Google Kicks Off Online Storage Price
Google
has announced a price cut in Google Drive storage plans, thereby making online
storage more affordable. The revised plan lets you store 100GB for $1.99 per
month, and 1TB for $9.99 per month. The basic 15GB account remains free, while
plans for large storage (10TB+) start at $99.99 per month.
In
comparison, the older rates on Google Drive were $4.99 per month for 100GB and
$49.99 per month for 1TB. The new plans massively undercut rival players and is
likely to set off a price war. DropBox, for instance, offers 100GB for $9.99
per month, 200GB for $19.99 per month, and 500GB for $49.99 per month.
Apple
iCloud is priced at $18 per year for a 10GB upgrade over a free 5GB account,
$36 per year for a 20GB upgrade, and $90 per year for a 50GB upgrade.

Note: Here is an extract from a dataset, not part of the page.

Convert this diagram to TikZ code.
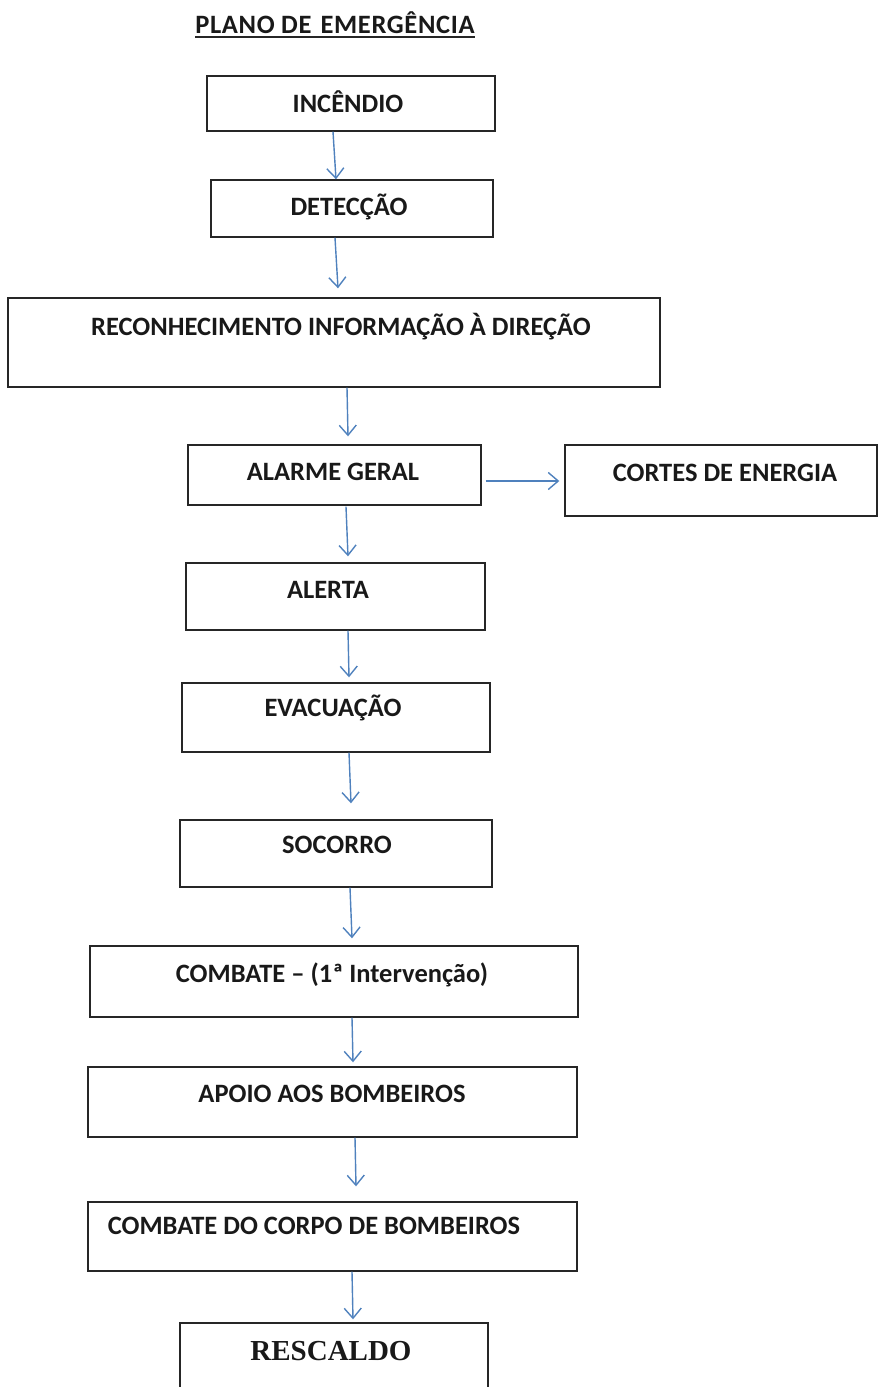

Microsoft’s OneDrive, on the other hand, offers 7GB of storage free. Over that
a 50GB upgrade costs $25 per year, 100GB $50 per year and 200GB for $100 per
year.
The
price war is reminiscent of the email storage space war that started soon after
the launch of Gmail. Before Gmail, most webmail service providers like Yahoo
and Hotmail used to provide a few megabytes of free storage. Google had
introduced Gmail with free 1GB storage.
Last
year, Yahoo started offering 1TB of free storage to Flickr users. Users can now
sense that online storage is not that expensive a commodity and Google has set
the cat among the pigeons. It is only a matter of time before others react.